Write out the data again exactly, skipping every picture.

▶ Recorded information
※

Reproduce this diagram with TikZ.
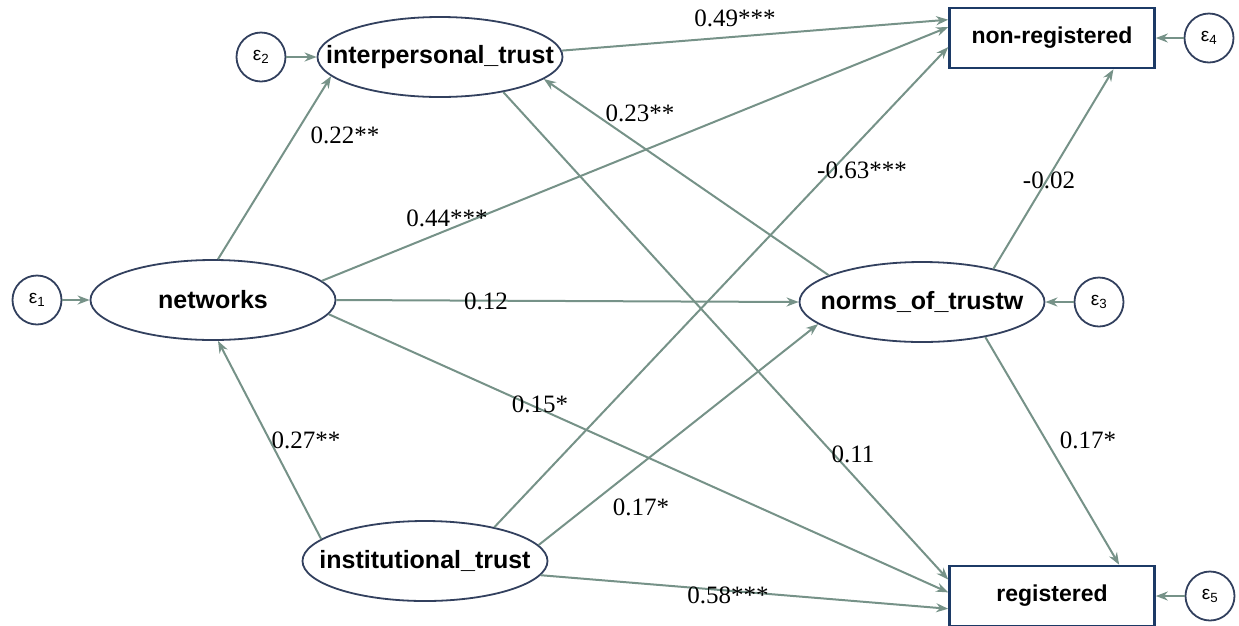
\documentclass[tikz,border=0pt]{standalone}
\usepackage{fontspec}
\setmainfont{Liberation Serif}
\newfontfamily\semfont{Liberation Sans}
\usetikzlibrary{arrows.meta,shapes.geometric}
\definecolor{pathgreen}{RGB}{118,146,136}
\definecolor{nodeblue}{RGB}{50,64,94}
\definecolor{boxblue}{RGB}{28,58,102}

\begin{document}
\begin{tikzpicture}[x=1pt,y=-1pt,>={Stealth[length=12pt,width=9pt]},
  sempath/.style={every edge/.style={draw=pathgreen,line width=2pt,->}},
  latent/.style={ellipse,draw=nodeblue,line width=1.8pt,fill=white,
    minimum width=245pt,minimum height=80pt,inner xsep=-60pt,inner ysep=0pt,
    font=\semfont\bfseries\fontsize{25}{30}\selectfont},
  observed/.style={rectangle,draw=boxblue,line width=2.6pt,fill=white,
    minimum width=205pt,minimum height=60pt,inner sep=0pt,
    font=\semfont\bfseries\fontsize{23}{28}\selectfont},
  errnode/.style={circle,draw=nodeblue,line width=1.8pt,fill=white,
    minimum size=49pt,inner sep=0pt,font=\semfont\fontsize{19}{22}\selectfont},
  coef/.style={inner sep=0pt,font=\fontsize{25}{30}\selectfont}]

  \useasboundingbox (0,0) rectangle (1239,625);

  % latent and observed variables
  \node[latent] (net) at (213,300) {networks};
  \node[latent] (interp) at (440,57) {interpersonal\_trust};
  \node[latent] (norms) at (922,302) {norms\_of\_trustw};
  \node[latent] (inst) at (425,561) {institutional\_trust};
  \node[observed] (nonreg) at (1052,38) {non-registered};
  \node[observed] (reg) at (1052,596) {registered};

  % error terms
  \node[errnode] (e1) at (37,300) {ε\textsubscript{1}};
  \node[errnode] (e2) at (261,57) {ε\textsubscript{2}};
  \node[errnode] (e3) at (1099,302) {ε\textsubscript{3}};
  \node[errnode] (e4) at (1209,38) {ε\textsubscript{4}};
  \node[errnode] (e5) at (1210,596) {ε\textsubscript{5}};

  \path[sempath]
    (e1) edge (net.west)
    (e2) edge (interp.west)
    (e3) edge (norms.east)
    (e4) edge (nonreg.east)
    (e5) edge (reg.east)
    (net.83) edge (interp.190)
    (inst.168) edge (net.277)
    (interp.3) edge (nonreg.170)
    (net.10) edge (nonreg.174)
    (inst.26) edge (nonreg.185)
    (norms.25) edge (nonreg.333)
    (norms.164) edge (interp.348)
    (net.east) edge (norms.west)
    (net.353) edge (reg.178)
    (interp.331) edge (reg.171)
    (inst.8) edge (norms.192)
    (norms.331) edge (reg.25)
    (inst.353) edge (reg.187);

  % path coefficients
  \node[coef] (c1) at (735,18) {0.49***};
  \node[coef] (c2) at (640,113) {0.23**};
  \node[coef] (c3) at (345,135) {0.22**};
  \node[coef] (c4) at (862,170) {-0.63***};
  \node[coef] (c5) at (1049,180) {-0.02};
  \node[coef] (c6) at (447,218) {0.44***};
  \node[coef] (c7) at (486,301) {0.12};
  \node[coef] (c8) at (540,404) {0.15*};
  \node[coef] (c9) at (306,440) {0.27**};
  \node[coef] (c10) at (853,454) {0.11};
  \node[coef] (c11) at (1088,440) {0.17*};
  \node[coef] (c12) at (641,507) {0.17*};
  \node[coef] (c13) at (728,595) {0.58***};

\end{tikzpicture}
\end{document}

※

▶ Answer to this exercise
Reproduce this diagram with TikZ.
\documentclass[tikz,border=0pt]{standalone}
\usepackage{fontspec}
\setmainfont{Liberation Serif}
\newfontfamily\semfont{Liberation Sans}
\usetikzlibrary{arrows.meta,shapes.geometric}
\definecolor{pathgreen}{RGB}{118,146,136}
\definecolor{nodeblue}{RGB}{50,64,94}
\definecolor{boxblue}{RGB}{28,58,102}

\begin{document}
\begin{tikzpicture}[x=1pt,y=-1pt,>={Stealth[length=12pt,width=9pt]},
  sempath/.style={every edge/.style={draw=pathgreen,line width=2pt,->}},
  latent/.style={ellipse,draw=nodeblue,line width=1.8pt,fill=white,
    minimum width=245pt,minimum height=80pt,inner xsep=-60pt,inner ysep=0pt,
    font=\semfont\bfseries\fontsize{25}{30}\selectfont},
  observed/.style={rectangle,draw=boxblue,line width=2.6pt,fill=white,
    minimum width=205pt,minimum height=60pt,inner sep=0pt,
    font=\semfont\bfseries\fontsize{23}{28}\selectfont},
  errnode/.style={circle,draw=nodeblue,line width=1.8pt,fill=white,
    minimum size=49pt,inner sep=0pt,font=\semfont\fontsize{19}{22}\selectfont},
  coef/.style={inner sep=0pt,font=\fontsize{25}{30}\selectfont}]

  \useasboundingbox (0,0) rectangle (1239,625);

  % latent and observed variables
  \node[latent] (net) at (213,300) {networks};
  \node[latent] (interp) at (440,57) {interpersonal\_trust};
  \node[latent] (norms) at (922,302) {norms\_of\_trustw};
  \node[latent] (inst) at (425,561) {institutional\_trust};
  \node[observed] (nonreg) at (1052,38) {non-registered};
  \node[observed] (reg) at (1052,596) {registered};

  % error terms
  \node[errnode] (e1) at (37,300) {ε\textsubscript{1}};
  \node[errnode] (e2) at (261,57) {ε\textsubscript{2}};
  \node[errnode] (e3) at (1099,302) {ε\textsubscript{3}};
  \node[errnode] (e4) at (1209,38) {ε\textsubscript{4}};
  \node[errnode] (e5) at (1210,596) {ε\textsubscript{5}};

  \path[sempath]
    (e1) edge (net.west)
    (e2) edge (interp.west)
    (e3) edge (norms.east)
    (e4) edge (nonreg.east)
    (e5) edge (reg.east)
    (net.83) edge (interp.190)
    (inst.168) edge (net.277)
    (interp.3) edge (nonreg.170)
    (net.10) edge (nonreg.174)
    (inst.26) edge (nonreg.185)
    (norms.25) edge (nonreg.333)
    (norms.164) edge (interp.348)
    (net.east) edge (norms.west)
    (net.353) edge (reg.178)
    (interp.331) edge (reg.171)
    (inst.8) edge (norms.192)
    (norms.331) edge (reg.25)
    (inst.353) edge (reg.187);

  % path coefficients
  \node[coef] (c1) at (735,18) {0.49***};
  \node[coef] (c2) at (640,113) {0.23**};
  \node[coef] (c3) at (345,135) {0.22**};
  \node[coef] (c4) at (862,170) {-0.63***};
  \node[coef] (c5) at (1049,180) {-0.02};
  \node[coef] (c6) at (447,218) {0.44***};
  \node[coef] (c7) at (486,301) {0.12};
  \node[coef] (c8) at (540,404) {0.15*};
  \node[coef] (c9) at (306,440) {0.27**};
  \node[coef] (c10) at (853,454) {0.11};
  \node[coef] (c11) at (1088,440) {0.17*};
  \node[coef] (c12) at (641,507) {0.17*};
  \node[coef] (c13) at (728,595) {0.58***};

\end{tikzpicture}
\end{document}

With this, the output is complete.